Updated

Doctors could soon be diagnosing appendicitis with a computed tomography (CT) technique that uses only half the radiation dose of current methods.

According to a statement from researchers who have been comparing the two approaches, the standard procedure involves the use of intravenous dye and delivers approximately 8 units of radiation (known as millisieverts). The low-dose method does not use dye, which can sometimes damage the kidneys, and delivers roughly 4.2 units.

One of the researchers, Dr. Kyoung Ho Lee from Seoul National University College of Medicine, Gyeonggi-do, Korea, told Reuters Health by email that "A different policy is needed on... radiation use for (appendicitis) patients as compared to the patients undergoing cancer work-up."

Many appendicitis patients, Lee noted, "are young and healthy" apart from their abdominal symptoms.

As they explain in the American Journal of Roentgenology, the researchers performed both low-dose and standard-dose CT on 207 patients with possible appendicitis.

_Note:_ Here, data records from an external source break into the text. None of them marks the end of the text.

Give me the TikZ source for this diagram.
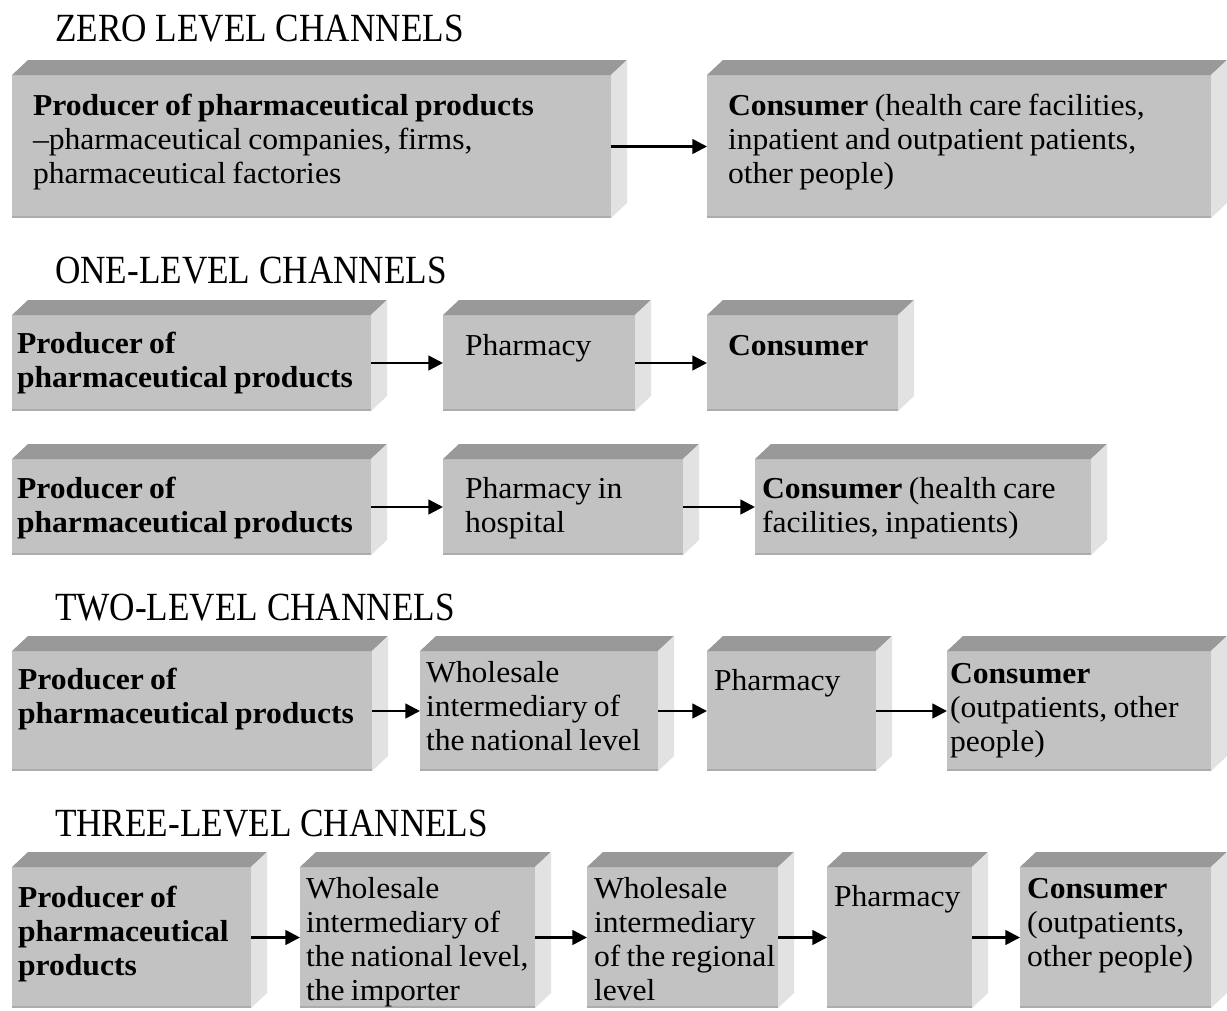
\documentclass[tikz,border=0pt]{standalone}
\usepackage{fontspec}
\setmainfont{Liberation Serif}[FakeStretch=1.04]
\newfontfamily\titlefont{Liberation Serif}[FakeStretch=0.88]
\usetikzlibrary{arrows.meta,fit}
\definecolor{frontc}{RGB}{194,194,194}
\definecolor{topc}{RGB}{153,153,153}
\definecolor{sidec}{RGB}{226,226,226}
\definecolor{edgec}{RGB}{172,172,172}
\newcommand\tightspacing{\spaceskip=0.21em plus 0.05em\relax}
\tikzset{
  front/.style={fill=frontc, inner sep=0pt, outer sep=0pt, draw=none},
  txt/.style={anchor=base west, inner sep=0pt, outer sep=0pt, text width=640pt, align=left,
    font=\fontsize{22.8}{25.5}\selectfont, execute at begin node=\tightspacing},
  ttl/.style={anchor=base west, inner sep=0pt, outer sep=0pt, font=\titlefont\fontsize{30}{36}\selectfont},
  flow/.style={line width=1.9pt, -{Triangle[length=11pt,width=11pt]}},
}
\newcommand\mkcube[5]{%
  \node[front, fit={(#2,#3) (#4,#5)}] (#1) {};
  \fill[topc] (#1.north west) -- ([shift={(16,-15)}]#1.north west) -- ([shift={(16,-15)}]#1.north east) -- (#1.north east) -- cycle;
  \fill[sidec] (#1.north east) -- ([shift={(16,-15)}]#1.north east) -- ([shift={(16,-15)}]#1.south east) -- (#1.south east) -- cycle;
  \draw[edgec, line width=1.2pt] ([yshift=0.6pt]#1.south west) -- ([yshift=0.6pt]#1.south east);
}
\begin{document}
\begin{tikzpicture}[x=0.75pt, y=-0.75pt]
\useasboundingbox[fill=white] (0,0) rectangle (1227,1010);

% titles
\node[ttl] (t0) at (55,41) {ZERO LEVEL CHANNELS};
\node[ttl] (t1) at (55,283) {ONE-LEVEL CHANNELS};
\node[ttl] (t2) at (55,620) {TWO-LEVEL CHANNELS};
\node[ttl] (t3) at (55,836) {THREE-LEVEL CHANNELS};

% boxes
\mkcube{A}{12}{75}{611}{218}
\mkcube{B}{707}{75}{1211}{218}
\mkcube{C}{12}{315}{371}{411}
\mkcube{D}{443}{315}{635}{411}
\mkcube{E}{707}{315}{898}{411}
\mkcube{F}{12}{459}{371}{555}
\mkcube{G}{443}{459}{683}{555}
\mkcube{H}{755}{459}{1091}{555}
\mkcube{I}{12}{651}{372}{771}
\mkcube{J}{420}{651}{658}{771}
\mkcube{K}{707}{651}{876}{771}
\mkcube{L}{947}{651}{1211}{771}
\mkcube{M}{12}{867}{251}{1008}
\mkcube{N}{300}{867}{535}{1008}
\mkcube{O}{587}{867}{778}{1008}
\mkcube{P}{827}{867}{972}{1008}
\mkcube{Q}{1020}{867}{1211}{1008}

% texts
\node[txt] (At) at (33,115) {\textbf{Producer of pharmaceutical products}\\ –pharmaceutical companies, firms,\\ pharmaceutical factories};
\node[txt] (Bt) at (728,115) {\textbf{Consumer} (health care facilities,\\ inpatient and outpatient patients,\\ other people)};
\node[txt] (Ct) at (17,353) {\textbf{Producer of\\ pharmaceutical products}};
\node[txt] (Dt) at (465,355) {Pharmacy};
\node[txt] (Et) at (728,355) {\textbf{Consumer}};
\node[txt] (Ft) at (17,498) {\textbf{Producer of\\ pharmaceutical products}};
\node[txt] (Gt) at (465,498) {Pharmacy in\\ hospital};
\node[txt] (Ht) at (762,498) {\textbf{Consumer} (health care\\ facilities, inpatients)};
\node[txt] (It) at (18,689) {\textbf{Producer of\\ pharmaceutical products}};
\node[txt] (Jt) at (426,682) {Wholesale\\ intermediary of\\ the national level};
\node[txt] (Kt) at (714,690) {Pharmacy};
\node[txt] (Lt) at (950,683) {\textbf{Consumer}\\ (outpatients, other\\ people)};
\node[txt] (Mt) at (18,907) {\textbf{Producer of\\ pharmaceutical\\ products}};
\node[txt] (Nt) at (306,898) {Wholesale\\ intermediary of\\ the national level,\\ the importer};
\node[txt] (Ot) at (594,898) {Wholesale\\ intermediary\\ of the regional\\ level};
\node[txt] (Pt) at (834,906) {Pharmacy};
\node[txt] (Qt) at (1027,898) {\textbf{Consumer}\\ (outpatients,\\ other people)};

% connectors
\draw[flow] (A.east) -- (B.west);
\draw[flow] (C.east) -- (D.west);
\draw[flow] (D.east) -- (E.west);
\draw[flow] (F.east) -- (G.west);
\draw[flow] (G.east) -- (H.west);
\draw[flow] (I.east) -- (J.west);
\draw[flow] (J.east) -- (K.west);
\draw[flow] (K.east) -- (L.west);
\draw[flow] (M.east) -- (N.west);
\draw[flow] (N.east) -- (O.west);
\draw[flow] (O.east) -- (P.west);
\draw[flow] (P.east) -- (Q.west);
\end{tikzpicture}
\end{document}
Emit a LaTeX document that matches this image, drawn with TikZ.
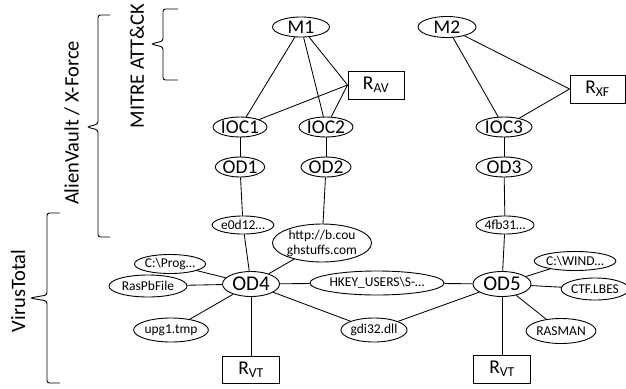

Then, they had two different radiologists each review all the scans.

No matter whether they were reading the standard-dose or low-dose scans, the radiologists were able to correctly identify patients with and without appendicitis in more than 95 percent of cases.

In other words, said the authors, the low-dose CT was "comparable" with the standard-dose CT.

So should everyone have a CT scan? Until larger studies have been conducted to confirm these early results, however, Lee recommends that larger patients who might have appendicitis should still have standard CT exams and that another test - ultrasound — be used "for thin patients and (those) below 18 years."